Hey, I haven't commented before but I would like to say that I have read of all your post and they are quite intriguing. Some of them are more revealing than others, but hey, what can you do. Anyway, the blog is great, I come here often hoping for new posts, you need to listen in on conversations more often, I can't get enough of it, it's like an addiction or something.
Also, a book shouldn't be out of the question. You would just need quite a handful more.
lol good idea with the recorder. I do that to my family members, especially grand uncles and grand parents or parents, especially when they are in the mood of telling us their life stories. I actually do it with my digital camera, so I not only get the audio, but video also. Its great for archives. Thanks for your explanation - appreciated. Anna :)
Thanks, Phalanx. I'm addicted to eavesdropping, myself! I appreciate your readership.
Whatever your system for remembering the conversations - it works well. Certainly has me addicted!
i was a math major so let me answer this quandry through the use of numbers. let's see 5 times 40 times 52 times 4 years. adjust for cost of living increase. carry the 9, that's $47,899. Take 100,000 times interest rate, divide by 8,867 a year. go back and multiply cokeless by another bunch of years, consider future value of the euro. factor in stock options cokeless owns and ... um ... oh forget about numbers.
they should all drink snapple. then we wouldn't have these problems!
Cokeless is right. My partner got $45k in student loans and now that she's got her masters degree in music performance and pedagogy she's working a $8.25 an hour as a receptionist at a real estate company. We'll be retired before that's paid off.
Hi kml, I'm glad you enjoy the conversations! See my reply to Anna above and you'll be on to my memory tricks :)
Bob that's hilarious. I was actually following along hoping for a real statistic at the end there...could you please just work on it at home and report back...! Just kidding, of course. You have better things to do, like blog, right!
Incurable, so true. There's something to be said for following your passion but it sure can be costly - in the monetary sense, anyway. I'm still seething about my $80 flimsy, instructor-written text book, let alone tuition fees.
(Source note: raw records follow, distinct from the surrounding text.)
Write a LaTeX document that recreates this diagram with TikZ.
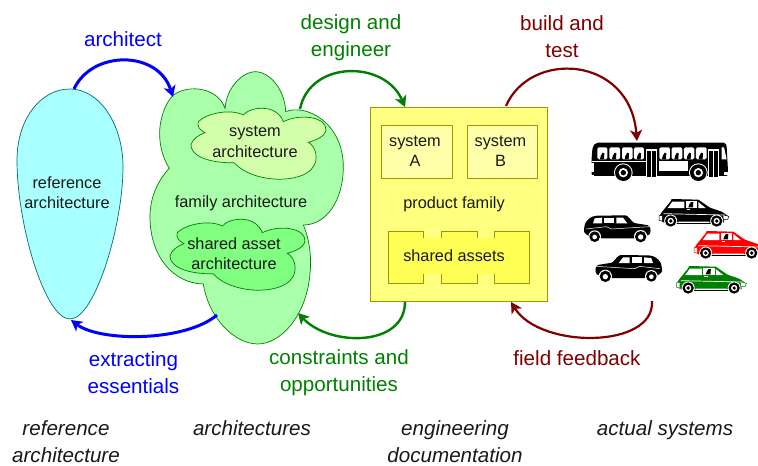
\documentclass[tikz,border=0pt]{standalone}
\usepackage{fontspec}
\setmainfont{Liberation Sans}
\usetikzlibrary{arrows.meta}
\definecolor{archblue}{HTML}{0000FF}
\definecolor{enggreen}{HTML}{008000}
\definecolor{testred}{HTML}{800000}
\definecolor{refcyan}{HTML}{AAFFFF}
\definecolor{famgreen}{HTML}{AAFFAA}
\definecolor{sysgreen}{HTML}{D4FFAA}
\definecolor{assetgreen}{HTML}{80FF80}
\definecolor{boxyellow}{HTML}{FFFF80}
\definecolor{sysyellow}{HTML}{FFFFAA}
\definecolor{assetyellow}{HTML}{FFFF55}
\definecolor{olive}{HTML}{999900}
\tikzset{
  body/.style={inner sep=0pt,align=center,text=black!90,font=\fontsize{16.3}{20.5}\selectfont},
  label/.style={inner sep=0pt,align=center,font=\fontsize{20.6}{27}\selectfont},
  caption/.style={label,text=black!90,font=\fontsize{20.6}{26.5}\selectfont\itshape},
  flowa/.style={archblue,line width=3pt,-{Stealth[length=11pt,width=12pt,inset=3pt]}},
  flowb/.style={enggreen,line width=2.4pt,-{Stealth[length=11pt,width=12pt,inset=3pt]}},
  flowc/.style={testred,line width=2.2pt,-{Stealth[length=11pt,width=12pt,inset=3pt]}},
  zone/.style={line width=0.7pt},
  yellowbox/.style={draw=olive,line width=0.9pt}
}
\newcommand{\cloudshape}{
  (175,185) .. controls (200,160) and (270,145) .. (310,165)
  .. controls (330,140) and (410,130) .. (430,185)
  .. controls (480,160) and (560,170) .. (558,210)
  .. controls (555,235) and (510,245) .. (505,247)
  .. controls (530,260) and (535,300) .. (520,320)
  .. controls (490,372) and (340,372) .. (282,308)
  .. controls (240,310) and (155,300) .. (153,255)
  .. controls (155,240) and (175,225) .. (195,218)
  .. controls (180,210) and (170,200) .. (175,185) -- cycle}
\newcommand{\carwheel}[2]{%
  \fill[#2] ({#1-23},82) arc[start angle=180,end angle=360,radius=23] -- cycle;
  \fill[white] (#1,78) circle[radius=19.5];
  \fill[black] (#1,78) circle[radius=17];
  \fill[white] (#1,78) circle[radius=9.5];
  \fill[black] (#1,78) circle[radius=5.5];}
\newcommand{\carat}[3]{%
\begin{scope}[shift={(#1,#2)},x=0.3333pt,y=-0.3333pt]
  \fill[#3] (14,62) -- (20,52) -- (46,20) -- (50,12) -- (130,14) -- (165,38) -- (200,50) -- (218,62) -- (205,72) -- (205,80) -- (20,80) -- cycle;
  \draw[#3,fill=white,line width=0.5pt] (12,62) -- (22,62) -- (22,78) -- (12,76) -- cycle;
  \draw[#3,fill=white,line width=0.5pt] (204,60) -- (222,64) -- (218,73) -- (204,73) -- cycle;
  \fill[white] (52,20) -- (88,20) -- (88,39) -- (38,39) -- cycle;
  \fill[white] (92,18) -- (126,18) -- (126,39) -- (92,39) -- cycle;
  \fill[white] (130,21) -- (152,39) -- (130,39) -- cycle;
  \fill[black] (100,37) -- (103,28) -- (108,21) -- (115,21) -- (114,37) -- cycle;
  \fill[white] (95,42) rectangle (106,46);
  \draw[white,line width=0.7pt] (25,56) -- (210,60);
  \fill[black] (55,84) rectangle (175,88);
  \carwheel{47}{#3}
  \carwheel{185}{#3}
\end{scope}}
\newcommand{\taxiat}[3]{%
\begin{scope}[shift={(#1,#2)},x=#3,y=-0.3333pt]
  \fill[black,rounded corners=1pt] (18,72) -- (21,56) .. controls (30,42) and (40,33) .. (60,32) -- (140,31) .. controls (150,32) and (158,45) .. (168,54) -- (212,61) -- (218,72) -- (216,88) -- (205,92) -- (170,100) -- (70,100) -- (30,92) -- (18,82) -- cycle;
  \fill[white] (45,55) -- (50,40) -- (72,38) -- (72,55) -- cycle;
  \fill[white] (78,38) rectangle (108,55);
  \fill[white] (115,38) -- (135,38) -- (148,55) -- (115,55) -- cycle;
  \draw[white,line width=0.5pt] (24,72) -- (85,65) -- (100,72) -- (214,65);
  \fill[white] (50,95) circle[radius=19];
  \fill[black] (50,95) circle[radius=16];
  \fill[white] (50,96) circle[radius=7];
  \fill[white] (188,95) circle[radius=20];
  \fill[black] (188,95) circle[radius=17];
  \fill[white] (188,96) circle[radius=8];
\end{scope}}
\newcommand{\buswindow}[2]{%
  \fill[white,rounded corners=1.5pt] (#1,82) rectangle (#2,118);
  \fill[black] ({#1+8},118) -- ({#1+10},108) -- ({#1+16},98) -- ({#1+21},100) -- ({#1+20},118) -- cycle;}
\newcommand{\buswheel}[1]{%
  \fill[white] (#1,158) circle[radius=28];
  \fill[black] (#1,158) circle[radius=25];
  \fill[white] (#1,158) circle[radius=14];
  \fill[black] (#1,158) circle[radius=8];}
\newcommand{\busdoor}[1]{%
  \fill[white] (#1,88) rectangle ({#1+33},172);
  \fill[black] ({#1+3},92) rectangle ({#1+15},170);
  \fill[black] ({#1+18},92) rectangle ({#1+30},170);}
\begin{document}
\begin{tikzpicture}[x=1pt,y=-1pt]
\useasboundingbox (0,0) rectangle (758,466);
\clip (0,0) rectangle (758,466);

% reference architecture
\draw[zone,draw=teal!85!black,fill=refcyan] (70,89) .. controls (100,89) and (123,125) .. (123,167)
  .. controls (123,225) and (95,319) .. (70,319) .. controls (45,319) and (17,225) .. (17,160)
  .. controls (17,120) and (40,89) .. (70,89) -- cycle;
\coordinate (refTop) at (74,89);
\coordinate (refBottom) at (71,320);
\node[body] (reftext) at (67,192.5) {reference\\architecture};

% family architecture
\begin{scope}[shift={(140,60)},x=0.3333pt,y=-0.3333pt]
  \draw[zone,draw=enggreen,fill=famgreen] (100,105) .. controls (150,70) and (235,85) .. (255,145)
   .. controls (260,80) and (310,35) .. (345,35)
   .. controls (390,35) and (435,90) .. (437,155)
   .. controls (500,130) and (610,190) .. (610,320)
   .. controls (610,420) and (560,495) .. (490,495)
   .. controls (510,540) and (515,600) .. (510,640)
   .. controls (500,770) and (420,852) .. (354,852)
   .. controls (280,852) and (205,770) .. (190,672)
   .. controls (100,670) and (30,590) .. (30,470)
   .. controls (30,410) and (55,360) .. (88,325)
   .. controls (65,290) and (55,240) .. (60,200)
   .. controls (65,160) and (80,125) .. (100,105) -- cycle;
  \draw[zone,draw=enggreen,fill=sysgreen] \cloudshape;
  \begin{scope}[xshift=-21pt,yshift=-111pt]
    \draw[zone,draw=enggreen,fill=assetgreen] \cloudshape;
  \end{scope}
\end{scope}
\coordinate (famTopLeft) at (173,97);
\coordinate (famBottomLeft) at (217,315);
\coordinate (famTopRight) at (300,109);
\coordinate (famBottomRight) at (298,313);
\node[body] (systext) at (255,142) {system\\architecture};
\node[body] (famtext) at (241,203.5) {family architecture};
\node[body] (sharedtext) at (234,253.5) {shared asset\\architecture};

% product family
\draw[yellowbox,fill=boxyellow] (370,107) rectangle (547,301);
\draw[yellowbox,fill=sysyellow] (381,125) rectangle (452,178);
\draw[yellowbox,fill=sysyellow] (467,125) rectangle (537,178);
\fill[assetyellow] (388,238) rectangle (529,274);
\fill[assetyellow] (388,231) rectangle (423,283);
\fill[assetyellow] (441,231) rectangle (477,283);
\fill[assetyellow] (494,231) rectangle (529,283);
\draw[yellowbox] (423,238) -- (423,231) -- (388,231) -- (388,283) -- (423,283) -- (423,274);
\draw[yellowbox] (441,238) -- (441,231) -- (477,231) -- (477,238);
\draw[yellowbox] (441,274) -- (441,283) -- (477,283) -- (477,274);
\draw[yellowbox] (494,238) -- (494,231) -- (529,231) -- (529,283) -- (494,283) -- (494,274);
\coordinate (boxTopLeft) at (405,107);
\coordinate (boxTopRight) at (506,106);
\coordinate (boxBottomLeft) at (405,302);
\coordinate (boxBottomRight) at (511,302);
\node[body] (sysa) at (415,151) {system\\A};
\node[body] (sysb) at (500.5,151) {system\\B};
\node[body] (pftext) at (454,204) {product family};
\node[body] (satext) at (454,256) {shared assets};

% bus
\begin{scope}[shift={(570,120)},x=0.3333pt,y=-0.3333pt]
  \fill[black,rounded corners=2pt] (65,110) -- (68,80) -- (78,68) -- (468,68) -- (470,80) -- (474,152) -- (474,168) -- (65,168) -- cycle;
  \fill[white] (64,130) rectangle (71,155);
  \fill[white] (60,166) rectangle (72,170);
  \fill[white] (462,155) rectangle (478,166);
  \fill[white] (66,122) rectangle (228,125);
  \buswindow{82}{112}\buswindow{118}{150}\buswindow{156}{188}\buswindow{192}{222}
  \buswindow{268}{300}\buswindow{305}{337}\buswindow{342}{373}\buswindow{378}{410}
  \fill[white] (455,82) -- (462,82) -- (470,118) -- (455,118) -- cycle;
  \fill[white] (267,122) rectangle (355,152);
  \busdoor{229}\busdoor{415}
  \buswheel{160}\buswheel{385}
\end{scope}
\coordinate (busTop) at (637,141);

% cars and taxis
\carat{655}{195}{black}
\carat{690}{227}{red}
\carat{672.5}{262}{enggreen}
\taxiat{578}{205}{0.3333pt}
\taxiat{668}{244.7}{-0.3333pt}
\coordinate (carsBottom) at (652,301);

% connectors
\draw[flowa] (refTop) .. controls (92,50) and (158,50) .. (famTopLeft);
\draw[flowa] (famBottomLeft) .. controls (185,342) and (100,342) .. (refBottom);
\draw[flowb] (famTopRight) .. controls (310,60) and (385,60) .. (boxTopLeft);
\draw[flowb] (boxBottomLeft) .. controls (405,347) and (330,347) .. (famBottomRight);
\draw[flowc] (boxTopRight) .. controls (530,50) and (630,55) .. (busTop);
\draw[flowc] (carsBottom) .. controls (655,349) and (540,349) .. (boxBottomRight);

% labels
\node[label,text=archblue] (larch) at (123,39) {architect};
\node[label,text=archblue] (lext) at (133.5,372.5) {extracting\\essentials};
\node[label,text=enggreen] (ldes) at (351,38) {design and\\engineer};
\node[label,text=enggreen] (lcon) at (339,373) {constraints and\\opportunities};
\node[label,text=testred] (lbuild) at (562,36.5) {build and\\test};
\node[label,text=testred] (lfield) at (577,358) {field feedback};
\node[caption] (c1) at (66,441.5) {reference\\architecture};
\node[caption] (c2) at (252,428) {architectures};
\node[caption] (c3) at (455,441.5) {engineering\\documentation};
\node[caption] (c4) at (665,430) {actual systems};
\end{tikzpicture}
\end{document}
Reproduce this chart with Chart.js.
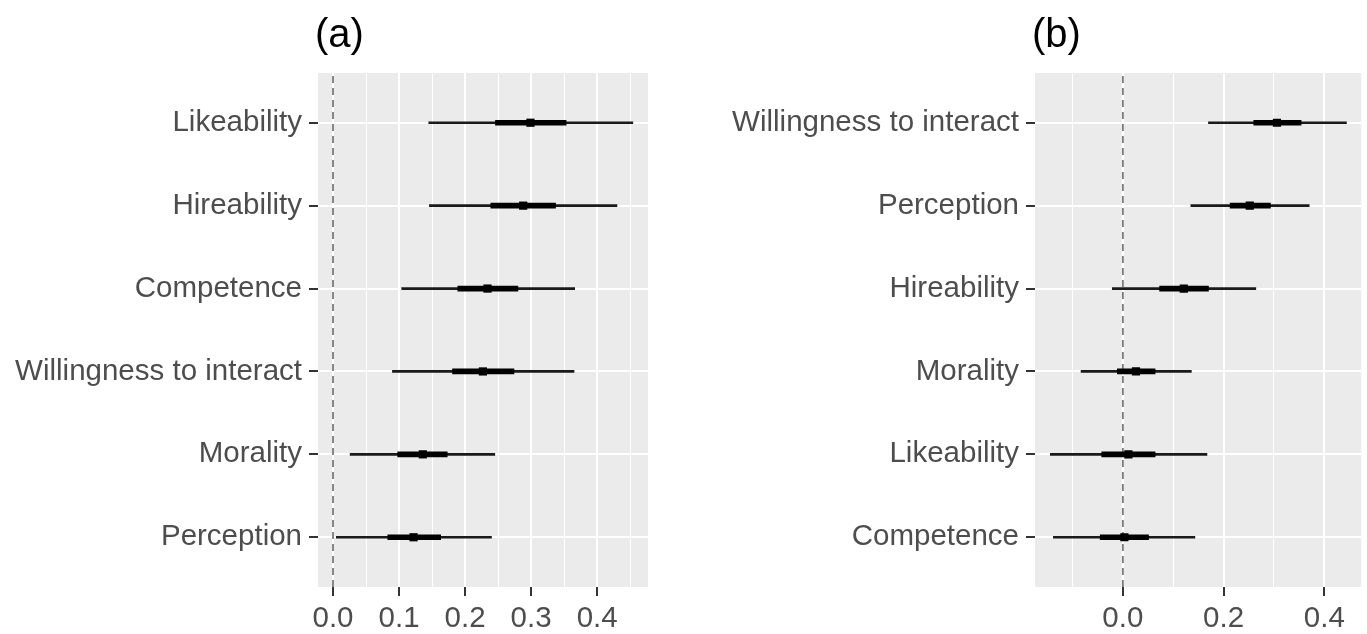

Barf.
So...YOU'RE the lady with the voice recorder!!!!
*giggle*
If those kids only knew...
Cokeless may be trying to make the best of what he sees as his limited prospects, maybe his father doesn't spend time giving him hope for a future. I think his reaction was about way more than earning potential.
As for the value of an education- sad to think it is only thought of in terms of money. Malcome Forbes, "Education's purpose is to replace an empty mind with an open one."
Hi Leann, I must say I love to see that little baby's cute face in my comments! Also, perhaps I should clarify I don't actually record people talking, just my own recollections directly after. Don't want to be seen as a creepy snoop!
Hello Lynn, I agree with you about his reaction. There was a lot of frustration behind that kick. That's why I renamed my post 'minimum rage' after initially publishing it. When I recall the moment, I can see his little face all scrunched up in anger while kicking the can.
I would like to have a wood like thad .-) and look forward to the harvest!